::: RECORDS PROVIDED

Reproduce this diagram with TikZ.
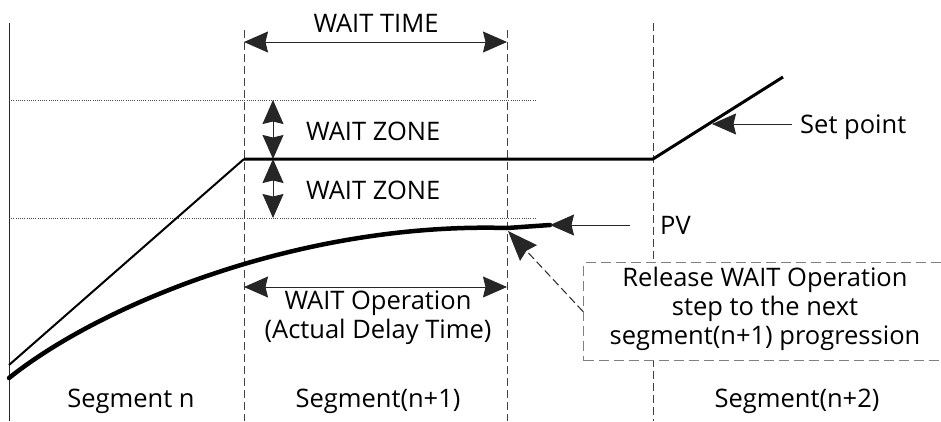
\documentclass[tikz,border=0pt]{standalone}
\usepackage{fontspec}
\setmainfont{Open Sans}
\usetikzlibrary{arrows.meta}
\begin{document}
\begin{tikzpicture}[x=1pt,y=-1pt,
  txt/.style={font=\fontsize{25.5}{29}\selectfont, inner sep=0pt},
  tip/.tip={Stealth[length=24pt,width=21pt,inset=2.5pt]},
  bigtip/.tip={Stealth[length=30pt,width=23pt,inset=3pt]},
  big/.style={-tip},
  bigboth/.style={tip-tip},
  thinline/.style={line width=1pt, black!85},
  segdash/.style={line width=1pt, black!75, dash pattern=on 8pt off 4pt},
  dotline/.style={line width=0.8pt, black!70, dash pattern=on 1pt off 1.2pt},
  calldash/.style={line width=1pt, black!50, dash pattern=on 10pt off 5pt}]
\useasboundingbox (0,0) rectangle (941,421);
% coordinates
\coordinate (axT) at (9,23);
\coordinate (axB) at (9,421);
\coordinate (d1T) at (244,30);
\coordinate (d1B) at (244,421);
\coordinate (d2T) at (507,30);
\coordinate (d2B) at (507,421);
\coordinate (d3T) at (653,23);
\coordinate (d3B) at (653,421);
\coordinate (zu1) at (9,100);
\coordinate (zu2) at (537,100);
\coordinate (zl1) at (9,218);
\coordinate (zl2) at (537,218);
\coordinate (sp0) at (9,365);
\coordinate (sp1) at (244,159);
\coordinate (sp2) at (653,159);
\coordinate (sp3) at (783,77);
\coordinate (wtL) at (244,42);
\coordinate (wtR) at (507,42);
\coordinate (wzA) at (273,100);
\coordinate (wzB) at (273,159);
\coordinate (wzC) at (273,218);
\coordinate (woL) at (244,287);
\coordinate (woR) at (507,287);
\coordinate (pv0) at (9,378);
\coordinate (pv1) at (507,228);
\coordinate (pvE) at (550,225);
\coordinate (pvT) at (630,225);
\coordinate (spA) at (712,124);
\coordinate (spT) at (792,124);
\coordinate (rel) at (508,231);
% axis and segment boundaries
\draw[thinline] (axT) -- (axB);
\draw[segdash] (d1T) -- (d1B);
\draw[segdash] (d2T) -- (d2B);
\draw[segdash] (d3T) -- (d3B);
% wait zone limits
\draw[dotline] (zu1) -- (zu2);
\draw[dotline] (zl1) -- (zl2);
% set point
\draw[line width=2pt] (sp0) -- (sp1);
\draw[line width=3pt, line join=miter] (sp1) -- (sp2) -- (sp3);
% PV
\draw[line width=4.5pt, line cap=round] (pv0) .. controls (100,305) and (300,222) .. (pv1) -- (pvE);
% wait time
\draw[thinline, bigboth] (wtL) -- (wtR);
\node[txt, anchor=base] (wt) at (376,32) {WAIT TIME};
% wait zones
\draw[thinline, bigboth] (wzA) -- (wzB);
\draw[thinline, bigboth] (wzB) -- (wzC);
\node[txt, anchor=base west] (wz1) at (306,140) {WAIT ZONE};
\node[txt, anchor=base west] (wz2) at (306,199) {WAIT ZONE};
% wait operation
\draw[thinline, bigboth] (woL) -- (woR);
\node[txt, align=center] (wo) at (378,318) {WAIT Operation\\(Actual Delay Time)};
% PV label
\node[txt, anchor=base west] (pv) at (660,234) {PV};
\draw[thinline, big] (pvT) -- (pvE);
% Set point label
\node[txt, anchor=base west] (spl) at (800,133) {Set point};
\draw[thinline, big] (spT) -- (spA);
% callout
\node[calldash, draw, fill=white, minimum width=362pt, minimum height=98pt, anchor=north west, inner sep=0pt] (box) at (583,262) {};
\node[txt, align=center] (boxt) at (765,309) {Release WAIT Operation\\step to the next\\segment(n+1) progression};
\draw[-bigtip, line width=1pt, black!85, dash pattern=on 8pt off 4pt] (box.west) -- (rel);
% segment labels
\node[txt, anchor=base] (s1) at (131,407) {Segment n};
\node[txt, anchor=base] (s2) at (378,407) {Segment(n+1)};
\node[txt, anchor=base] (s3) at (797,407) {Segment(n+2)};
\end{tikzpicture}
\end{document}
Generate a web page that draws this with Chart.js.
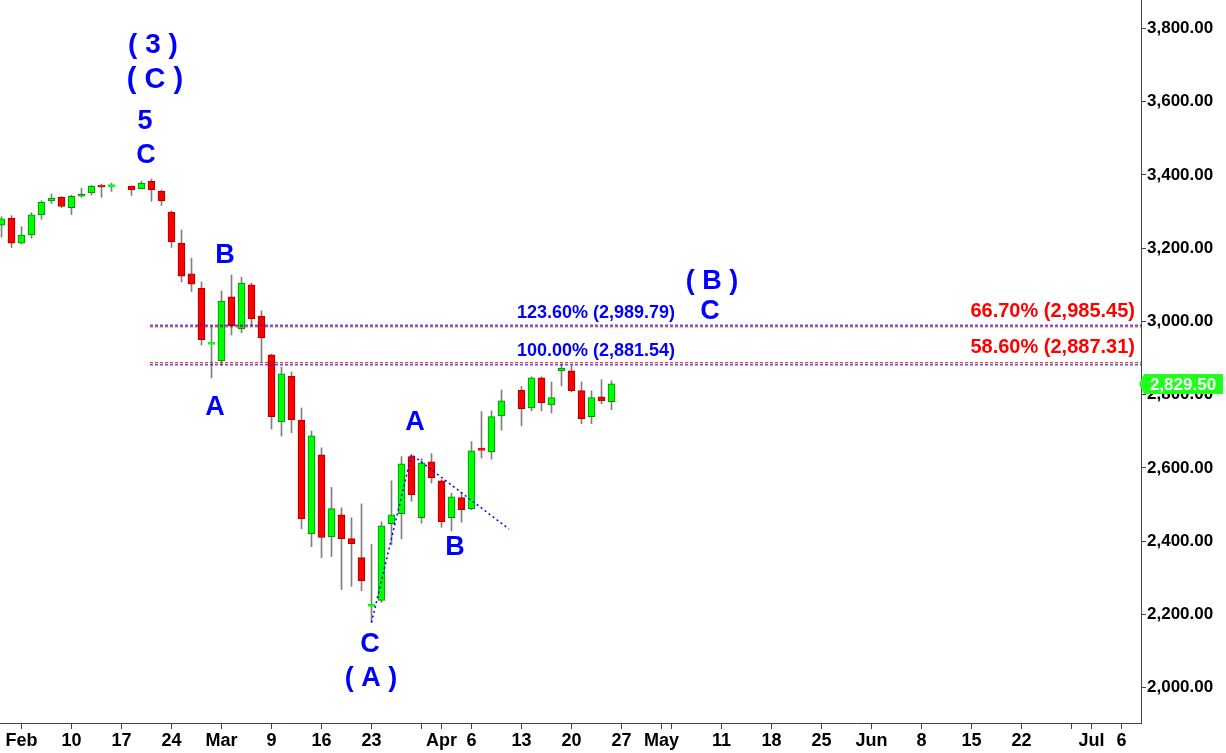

::::::

Go back to the records above and write them out exactly, without the pictures.

Reproduce this diagram with TikZ.
\documentclass[tikz,border=0pt]{standalone}
\usepackage{fontspec}
\setmainfont{Open Sans}
\usetikzlibrary{arrows.meta}
\begin{document}
\begin{tikzpicture}[x=1pt,y=-1pt,
  txt/.style={font=\fontsize{25.5}{29}\selectfont, inner sep=0pt},
  tip/.tip={Stealth[length=24pt,width=21pt,inset=2.5pt]},
  bigtip/.tip={Stealth[length=30pt,width=23pt,inset=3pt]},
  big/.style={-tip},
  bigboth/.style={tip-tip},
  thinline/.style={line width=1pt, black!85},
  segdash/.style={line width=1pt, black!75, dash pattern=on 8pt off 4pt},
  dotline/.style={line width=0.8pt, black!70, dash pattern=on 1pt off 1.2pt},
  calldash/.style={line width=1pt, black!50, dash pattern=on 10pt off 5pt}]
\useasboundingbox (0,0) rectangle (941,421);
% coordinates
\coordinate (axT) at (9,23);
\coordinate (axB) at (9,421);
\coordinate (d1T) at (244,30);
\coordinate (d1B) at (244,421);
\coordinate (d2T) at (507,30);
\coordinate (d2B) at (507,421);
\coordinate (d3T) at (653,23);
\coordinate (d3B) at (653,421);
\coordinate (zu1) at (9,100);
\coordinate (zu2) at (537,100);
\coordinate (zl1) at (9,218);
\coordinate (zl2) at (537,218);
\coordinate (sp0) at (9,365);
\coordinate (sp1) at (244,159);
\coordinate (sp2) at (653,159);
\coordinate (sp3) at (783,77);
\coordinate (wtL) at (244,42);
\coordinate (wtR) at (507,42);
\coordinate (wzA) at (273,100);
\coordinate (wzB) at (273,159);
\coordinate (wzC) at (273,218);
\coordinate (woL) at (244,287);
\coordinate (woR) at (507,287);
\coordinate (pv0) at (9,378);
\coordinate (pv1) at (507,228);
\coordinate (pvE) at (550,225);
\coordinate (pvT) at (630,225);
\coordinate (spA) at (712,124);
\coordinate (spT) at (792,124);
\coordinate (rel) at (508,231);
% axis and segment boundaries
\draw[thinline] (axT) -- (axB);
\draw[segdash] (d1T) -- (d1B);
\draw[segdash] (d2T) -- (d2B);
\draw[segdash] (d3T) -- (d3B);
% wait zone limits
\draw[dotline] (zu1) -- (zu2);
\draw[dotline] (zl1) -- (zl2);
% set point
\draw[line width=2pt] (sp0) -- (sp1);
\draw[line width=3pt, line join=miter] (sp1) -- (sp2) -- (sp3);
% PV
\draw[line width=4.5pt, line cap=round] (pv0) .. controls (100,305) and (300,222) .. (pv1) -- (pvE);
% wait time
\draw[thinline, bigboth] (wtL) -- (wtR);
\node[txt, anchor=base] (wt) at (376,32) {WAIT TIME};
% wait zones
\draw[thinline, bigboth] (wzA) -- (wzB);
\draw[thinline, bigboth] (wzB) -- (wzC);
\node[txt, anchor=base west] (wz1) at (306,140) {WAIT ZONE};
\node[txt, anchor=base west] (wz2) at (306,199) {WAIT ZONE};
% wait operation
\draw[thinline, bigboth] (woL) -- (woR);
\node[txt, align=center] (wo) at (378,318) {WAIT Operation\\(Actual Delay Time)};
% PV label
\node[txt, anchor=base west] (pv) at (660,234) {PV};
\draw[thinline, big] (pvT) -- (pvE);
% Set point label
\node[txt, anchor=base west] (spl) at (800,133) {Set point};
\draw[thinline, big] (spT) -- (spA);
% callout
\node[calldash, draw, fill=white, minimum width=362pt, minimum height=98pt, anchor=north west, inner sep=0pt] (box) at (583,262) {};
\node[txt, align=center] (boxt) at (765,309) {Release WAIT Operation\\step to the next\\segment(n+1) progression};
\draw[-bigtip, line width=1pt, black!85, dash pattern=on 8pt off 4pt] (box.west) -- (rel);
% segment labels
\node[txt, anchor=base] (s1) at (131,407) {Segment n};
\node[txt, anchor=base] (s2) at (378,407) {Segment(n+1)};
\node[txt, anchor=base] (s3) at (797,407) {Segment(n+2)};
\end{tikzpicture}
\end{document}
Generate a web page that draws this with Chart.js.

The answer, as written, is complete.